The comfort zone in Minnesota stems from the ruling in 1995 by the Minnesota Supreme Court in Doe v. Gomez recognizing the implicit, but unwritten, right of women under three different provisions of the state Constitution to make "a private decision" to have abortions as a "fundamental right of privacy," independent from and even broader than the procedure's permissibility under the federal Constitution as a result of the high court's ruling in Roe v. Wade 22 years earlier.
Because of that state court ruling, by a decisive 6-1 vote, reproductive rights adherents have taken on that contented visage of MAD magazine's Alfred E. Neuman character.

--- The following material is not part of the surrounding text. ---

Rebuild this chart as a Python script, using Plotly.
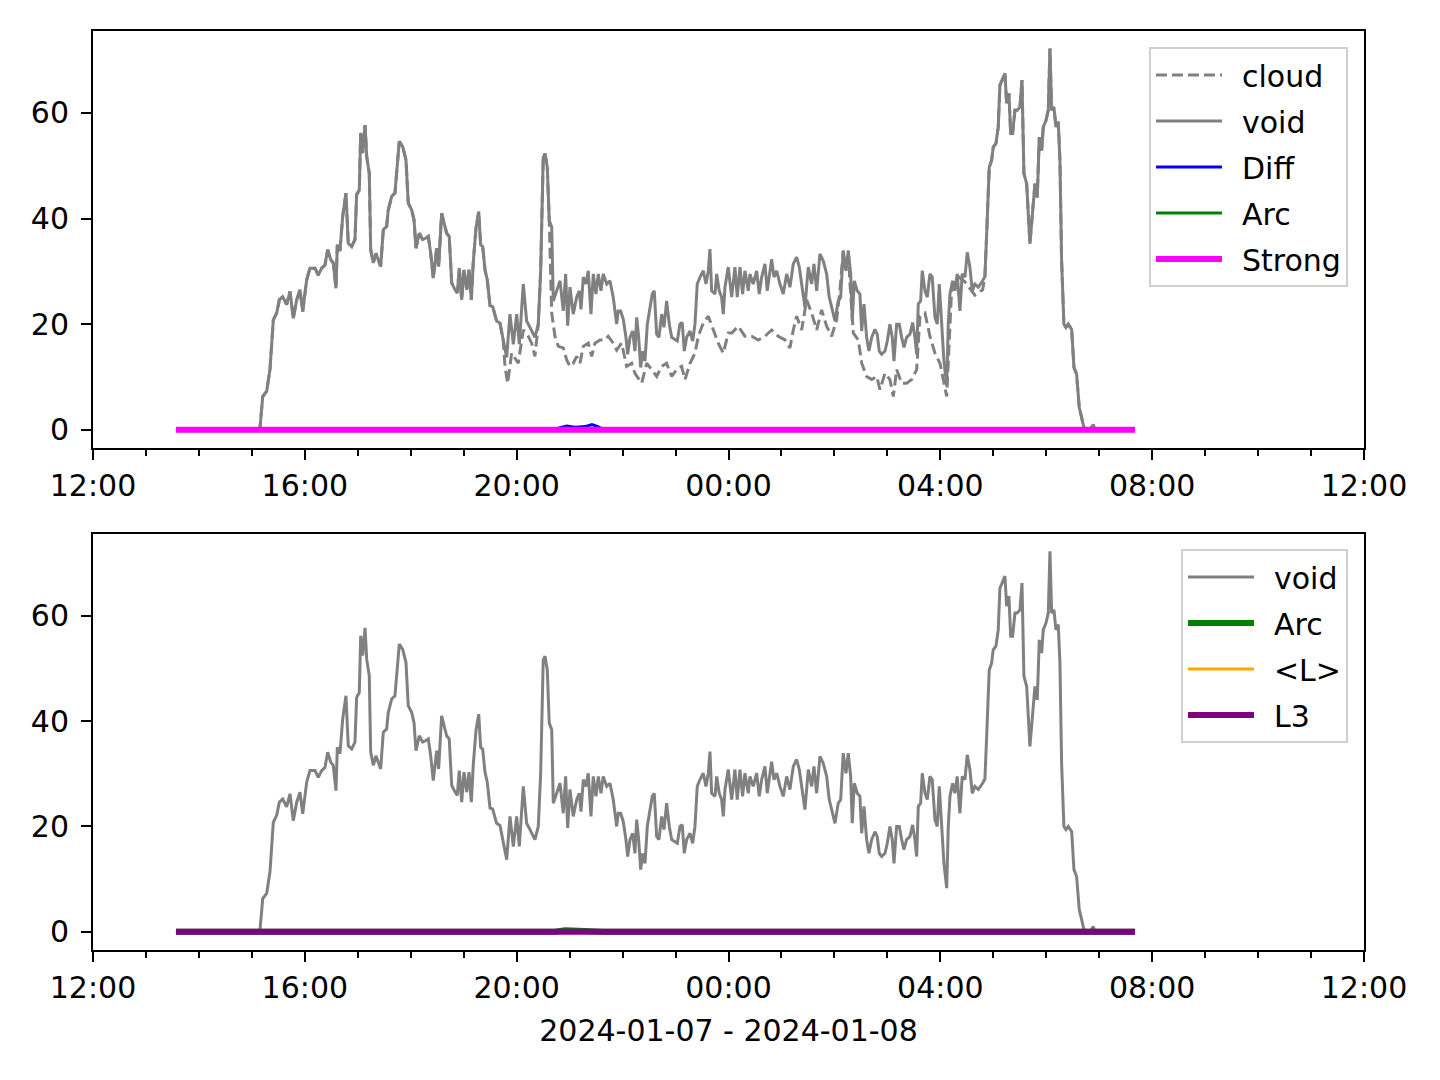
import pandas as pd
import plotly.graph_objects as go
from plotly.subplots import make_subplots

BASE = pd.Timestamp("2024-01-07 12:00")

# ---- data (minutes after 2024-01-07 12:00, values) ----
void_min = [94.0, 186.9, 189.2, 192.3, 196.8, 200.5, 204.3, 208.1, 211.1, 214.9, 219.4, 223.2, 226.9, 230.8,
            234.5, 237.6, 242.1, 245.8, 251.5, 255.2, 259.1, 262.8, 265.9, 269.3, 272.2, 275.3, 276.8, 279.8,
            282.9, 286.6, 289.2, 293.1, 296.8, 298.7, 301.7, 303.3, 305.5, 308.2, 310.1, 313.0, 314.6, 317.6,
            320.6, 323.2, 325.9, 328.9, 332.7, 334.5, 338.4, 342.1, 344.1, 347.0, 350.9, 354.6, 357.2, 361.1,
            363.7, 365.9, 369.7, 373.5, 377.3, 379.9, 382.6, 385.5, 389.4, 391.6, 395.0, 397.6, 400.7, 403.6,
            406.4, 409.3, 412.7, 415.0, 417.7, 420.3, 423.4, 426.0, 428.6, 430.8, 433.9, 437.0, 439.2, 441.5,
            444.1, 446.7, 449.8, 452.8, 457.3, 461.1, 464.8, 468.7, 472.4, 476.2, 480.0, 483.0, 487.5, 491.3,
            495.1, 500.7, 504.5, 507.2, 510.1, 512.1, 514.7, 516.9, 519.7, 521.5, 525.3, 529.1, 532.8, 535.5,
            537.8, 540.4, 544.1, 548.0, 550.9, 552.9, 555.5, 558.5, 561.1, 564.2, 566.8, 569.8, 572.5, 575.5,
            578.1, 582.0, 585.7, 589.4, 593.3, 595.1, 597.8, 600.8, 603.8, 605.8, 608.4, 611.4, 614.0, 616.0,
            618.2, 620.5, 622.8, 625.4, 628.0, 631.0, 633.6, 635.9, 638.6, 641.2, 644.3, 646.9, 649.9, 652.9,
            655.6, 659.3, 662.0, 665.0, 667.6, 669.9, 672.6, 676.4, 679.4, 682.0, 684.6, 687.7, 691.4, 694.5,
            697.1, 699.0, 700.9, 704.7, 706.6, 709.5, 712.2, 714.1, 716.0, 719.7, 723.6, 727.3, 729.9, 733.0,
            736.0, 738.6, 742.4, 744.3, 748.0, 751.9, 754.8, 757.6, 761.3, 763.9, 767.0, 768.9, 771.5, 774.6,
            778.3, 782.0, 785.9, 789.6, 793.4, 797.2, 800.2, 802.9, 806.6, 810.4, 814.2, 816.8, 819.9, 823.6,
            827.3, 831.2, 834.1, 836.9, 840.6, 844.3, 847.1, 850.0, 853.1, 855.7, 858.4, 860.2, 862.5, 865.9,
            868.9, 870.9, 873.5, 876.5, 879.1, 882.2, 885.9, 888.5, 890.8, 893.5, 897.3, 899.9, 902.9, 905.5,
            907.5, 910.5, 913.5, 916.2, 918.8, 921.8, 925.6, 928.6, 931.2, 933.2, 935.0, 937.7, 939.5, 942.6,
            945.2, 948.2, 950.8, 953.9, 956.5, 958.8, 961.5, 964.1, 967.2, 969.0, 970.9, 973.9, 976.5, 979.1,
            982.2, 984.8, 987.9, 990.5, 993.5, 996.2, 999.2, 1003.0, 1007.9, 1010.5, 1012.5, 1015.4, 1018.1,
            1019.9, 1023.0, 1025.6, 1027.5, 1031.3, 1033.2, 1035.1, 1037.7, 1039.7, 1041.9, 1044.5, 1047.1,
            1050.2, 1052.5, 1054.7, 1057.8, 1061.5, 1064.6, 1067.2, 1069.8, 1072.1, 1074.8, 1076.6, 1079.7,
            1082.3, 1084.2, 1086.1, 1088.7, 1091.0, 1093.6, 1095.5, 1097.4, 1100.0, 1102.3, 1104.9, 1108.8,
            1111.4, 1114.4, 1117.4, 1120.1, 1122.7, 1129.5, 1133.3, 1135.2, 1180.5]
void_val = [0.0, 0.0, 0.4, 6.3, 7.3, 11.4, 20.8, 22.1, 24.6, 25.2, 23.7, 26.2, 21.1, 24.6,
            26.5, 22.4, 28.4, 30.6, 30.6, 29.3, 30.6, 31.2, 34.1, 32.2, 31.6, 26.8, 35.0, 33.8,
            40.4, 44.8, 35.3, 34.7, 36.0, 44.5, 45.4, 56.2, 52.4, 57.7, 51.7, 48.6, 34.1, 31.6,
            33.4, 32.2, 30.9, 37.9, 38.5, 41.6, 44.2, 44.8, 49.2, 54.6, 53.6, 51.1, 42.9, 41.6,
            39.7, 34.4, 37.2, 36.0, 36.3, 36.6, 33.4, 28.7, 34.4, 30.9, 41.0, 39.1, 37.2, 36.6,
            27.8, 26.8, 25.9, 30.6, 24.6, 30.3, 26.5, 30.3, 24.6, 31.6, 38.2, 41.3, 35.0, 34.7,
            30.3, 28.4, 23.5, 23.3, 20.6, 20.2, 16.8, 13.7, 21.9, 16.2, 21.9, 16.2, 27.6, 20.6,
            19.4, 17.5, 20.0, 30.1, 51.6, 52.3, 49.7, 39.6, 38.4, 24.4, 26.3, 28.2, 22.5, 29.5,
            19.7, 27.0, 21.9, 25.1, 26.3, 22.8, 28.9, 27.6, 30.1, 21.9, 29.5, 25.7, 29.5, 26.3,
            29.5, 27.6, 28.2, 25.1, 20.0, 22.5, 22.5, 20.9, 17.5, 14.3, 17.5, 18.7, 14.9, 21.3,
            17.5, 11.8, 14.9, 13.0, 20.0, 23.2, 25.7, 26.3, 18.1, 17.5, 21.9, 19.4, 24.4, 20.0,
            17.5, 17.1, 16.8, 20.0, 20.3, 14.9, 17.5, 18.7, 16.8, 20.0, 27.6, 28.9, 30.1, 27.6,
            30.1, 34.2, 26.3, 25.7, 29.5, 26.3, 25.1, 21.9, 27.0, 30.8, 25.1, 30.8, 25.1, 30.8,
            25.7, 30.1, 26.3, 29.5, 27.6, 30.1, 25.7, 28.9, 31.4, 26.3, 30.1, 32.3, 28.9, 30.1,
            27.6, 25.7, 29.5, 27.0, 31.4, 32.7, 30.8, 27.6, 23.2, 30.8, 27.6, 31.4, 26.3, 33.3,
            32.0, 29.5, 25.1, 23.2, 20.6, 24.4, 25.1, 33.9, 30.1, 33.9, 29.5, 20.6, 28.2, 26.3,
            25.7, 18.7, 23.8, 17.5, 14.9, 17.5, 19.0, 18.1, 14.9, 14.3, 14.9, 16.8, 20.0, 17.5,
            13.0, 20.0, 20.0, 17.5, 15.6, 17.5, 18.1, 20.3, 17.5, 14.3, 23.8, 24.4, 30.1, 26.3,
            25.1, 29.5, 28.9, 21.3, 20.0, 27.6, 20.0, 13.0, 8.3, 20.0, 25.7, 28.2, 26.3, 29.5,
            22.5, 29.5, 28.9, 33.6, 30.8, 26.3, 27.6, 27.0, 28.2, 29.0, 37.1, 49.7, 51.0,
            53.5, 54.2, 57.3, 65.2, 66.8, 67.5, 61.8, 63.7, 56.1, 56.1, 60.5, 60.5,
            61.1, 66.2, 48.5, 46.6, 35.2, 41.5, 46.6, 44.0, 55.4, 52.9, 57.3, 58.6,
            60.5, 72.2, 60.5, 61.1, 57.3, 58.3, 51.0, 32.0, 20.0, 19.4, 20.0, 19.0,
            11.8, 10.5, 4.2, 2.3, 0.4, 0.0, 1.0, 0.0, 0.0]

# cloud where it departs from void (about 19:45 -> 04:50)
cloud_mid_min = [466.8, 469.8, 474.3, 481.8, 487.5, 493.2, 497.0, 500.7, 504.5, 507.2, 510.1, 512.1, 514.7,
                 516.9, 519.7, 523.4, 527.2, 532.8, 536.7, 540.4, 544.1, 548.0, 551.7, 555.5, 561.1, 565.0,
                 568.7, 574.4, 580.0, 583.8, 589.4, 593.3, 598.9, 604.6, 610.3, 614.0, 621.6, 627.3, 632.9,
                 638.6, 644.3, 649.9, 655.6, 661.3, 666.9, 670.7, 676.4, 682.0, 685.8, 691.4, 697.1, 702.7,
                 708.4, 714.1, 719.7, 723.6, 731.1, 738.6, 746.2, 753.7, 761.3, 768.9, 776.4, 784.0, 789.6,
                 793.4, 797.2, 802.9, 808.5, 814.2, 819.9, 825.5, 831.2, 836.9, 842.5, 846.3, 850.0, 853.1,
                 855.7, 857.6, 861.4, 867.1, 870.9, 876.5, 882.2, 887.9, 891.6, 897.3, 902.9, 906.7, 910.5,
                 916.2, 921.8, 927.5, 933.2, 936.9, 942.6, 948.2, 953.9, 959.6, 965.2, 967.2, 972.8, 980.3,
                 987.9, 999.2, 1007.9]
cloud_mid_val = [12.0, 8.8, 14.5, 12.6, 18.9, 17.7, 16.4, 13.9, 20.0, 30.1, 51.6, 52.3, 49.7,
                 39.6, 22.1, 17.7, 15.8, 15.5, 13.2, 12.0, 12.6, 13.9, 12.6, 15.8, 16.4, 13.9,
                 16.4, 17.0, 17.0, 17.7, 16.4, 15.1, 16.4, 12.0, 12.6, 10.7, 8.8, 12.6, 11.4,
                 10.1, 12.0, 12.6, 10.1, 11.4, 12.0, 9.5, 12.6, 14.5, 17.7, 20.2, 21.5, 18.9,
                 16.4, 14.5, 18.3, 18.3, 19.6, 17.7, 17.7, 17.0, 17.7, 18.9, 17.7, 17.0, 15.5,
                 18.9, 21.5, 18.9, 24.6, 22.1, 18.9, 22.7, 19.6, 17.7, 20.8, 26.5, 33.9, 30.1,
                 33.9, 27.8, 18.3, 17.0, 12.6, 10.1, 9.5, 10.1, 7.6, 10.7, 9.5, 6.3, 11.4,
                 8.8, 8.8, 9.5, 11.4, 21.5, 22.1, 17.7, 14.5, 12.6, 8.2, 6.3, 26.5, 29.0,
                 28.0, 25.5, 26.5]

# near-zero series
flat_min = [94.0, 1180.5]
flat_val = [0.0, 0.0]
diff_min = [94.0, 523.4, 529.1, 537.0, 546.0, 557.4, 565.3, 572.1, 578.9, 1180.5]
diff_val = [0.0, 0.0, 0.4, 0.7, 0.5, 0.6, 1.0, 0.6, 0.0, 0.0]
arc_min = [94.0, 523.4, 535.0, 550.0, 565.0, 578.9, 1180.5]
arc_val = [0.0, 0.0, 0.3, 0.2, 0.3, 0.0, 0.0]

# ---- build series ----
def ts(mins):
    return BASE + pd.to_timedelta(pd.Series(mins), unit="min")

cloud_min = [m for m in void_min if m < cloud_mid_min[0]] + cloud_mid_min + \
            [m for m in void_min if m > cloud_mid_min[-1]]
cloud_val = [v for m, v in zip(void_min, void_val) if m < cloud_mid_min[0]] + cloud_mid_val + \
            [v for m, v in zip(void_min, void_val) if m > cloud_mid_min[-1]]

FONT = "DejaVu Sans"
GRAY = "#808080"
SP = "\u2002"  # small gap between legend line and label
THIN = 3.0
THICK = 6.0

fig = make_subplots(rows=2, cols=1, vertical_spacing=0.0)

# top panel
fig.add_trace(go.Scatter(x=ts(cloud_min), y=cloud_val, mode="lines", name=SP + "cloud",
                         line=dict(color=GRAY, width=THIN, dash="11px,5px"), legend="legend",
                         legendgroup="a1"), row=1, col=1)
fig.add_trace(go.Scatter(x=ts(void_min), y=void_val, mode="lines", name=SP + "void",
                         line=dict(color=GRAY, width=THIN), legend="legend", legendgroup="a2"), row=1, col=1)
fig.add_trace(go.Scatter(x=ts(diff_min), y=diff_val, mode="lines", name=SP + "Diff",
                         line=dict(color="#0000ff", width=THIN), legend="legend", legendgroup="a3"), row=1, col=1)
fig.add_trace(go.Scatter(x=ts(arc_min), y=arc_val, mode="lines", name=SP + "Arc",
                         line=dict(color="#008000", width=THIN), legend="legend", legendgroup="a4"), row=1, col=1)
fig.add_trace(go.Scatter(x=ts(flat_min), y=flat_val, mode="lines", name=SP + "Strong",
                         line=dict(color="#ff00ff", width=THICK), legend="legend", legendgroup="a5"), row=1, col=1)

# bottom panel
fig.add_trace(go.Scatter(x=ts(void_min), y=void_val, mode="lines", name=SP + "void",
                         line=dict(color=GRAY, width=THIN), legend="legend2", legendgroup="b1"), row=2, col=1)
fig.add_trace(go.Scatter(x=ts(arc_min), y=arc_val, mode="lines", name=SP + "Arc",
                         line=dict(color="#008000", width=THICK), legend="legend2", legendgroup="b2"), row=2, col=1)
fig.add_trace(go.Scatter(x=ts(flat_min), y=flat_val, mode="lines", name=SP + "<L>",
                         line=dict(color="#ffa500", width=THIN), legend="legend2", legendgroup="b3"), row=2, col=1)
fig.add_trace(go.Scatter(x=ts(flat_min), y=flat_val, mode="lines", name=SP + "L3",
                         line=dict(color="#800080", width=THICK), legend="legend2", legendgroup="b4"), row=2, col=1)

x_range = [BASE, BASE + pd.Timedelta(hours=24)]
xcommon = dict(range=x_range, type="date", tick0=BASE, dtick=4 * 3600000, tickformat="%H:%M",
               ticks="outside", ticklen=10, tickwidth=2, tickcolor="black",
               showline=True, linecolor="black", linewidth=2, mirror=True, showgrid=False, zeroline=False,
               minor=dict(dtick=3600000, ticks="outside", ticklen=6, tickwidth=1.5, tickcolor="black", showgrid=False),
               tickfont=dict(family=FONT, size=30, color="black"))
ycommon = dict(range=[-3.45, 75.5], tickmode="array", tickvals=[0, 20, 40, 60],
               ticks="outside", ticklen=10, tickwidth=2, tickcolor="black",
               showline=True, linecolor="black", linewidth=2, mirror=True, showgrid=False, zeroline=False,
               ticklabelstandoff=6, tickfont=dict(family=FONT, size=30, color="black"))

top_dom = [(950 - 448) / 919, 1.0]
bot_dom = [0.0, (950 - 534) / 919]
fig.update_xaxes(**xcommon)
fig.update_yaxes(**ycommon)
fig.update_yaxes(domain=top_dom, row=1, col=1)
fig.update_yaxes(domain=bot_dom, row=2, col=1)
fig.update_xaxes(title=dict(text="2024-01-07 - 2024-01-08", font=dict(family=FONT, size=30, color="black"),
                            standoff=16), row=2, col=1)

legend_style = dict(xanchor="right", yanchor="top", bgcolor="rgba(255,255,255,0.85)",
                    bordercolor="#d0d0d0", borderwidth=2, font=dict(family=FONT, size=30, color="black"),
                    tracegroupgap=4, itemwidth=66)
# the page body adds an 8px offset, so margins are shifted to compensate
fig.update_layout(
    width=1440, height=1080,
    margin=dict(l=85, r=84, t=23, b=138),
    paper_bgcolor="white", plot_bgcolor="white",
    font=dict(family=FONT, size=30, color="black"),
    legend=dict(x=0.9874, y=0.9826, **legend_style),
    legend2=dict(x=0.9874, y=0.4363, **legend_style),
    showlegend=True,
)

fig.write_html("out.html")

Anticipating the Roe reversal following the leak of the draft opinion last month, they even have been promoting Minnesota as an abortion rights haven for women from other states with more restrictive prohibitions.
But a ruling last week by the Supreme Court in Iowa ought to make them worry.
In a decision issued a week before the Dobbs ruling, the Supreme Court of the Hawkeye State , in a case titled Planned Parenthood v. Reynolds, overturned its own four-year-old precedent recognizing abortion rights under its state constitution. In that prior case, the Iowa court had ruled, like the Minnesota case 23 years earlier, that the state constitution affords women the right to abortion irrespective of the federal Constitution and Supreme Court rulings under it.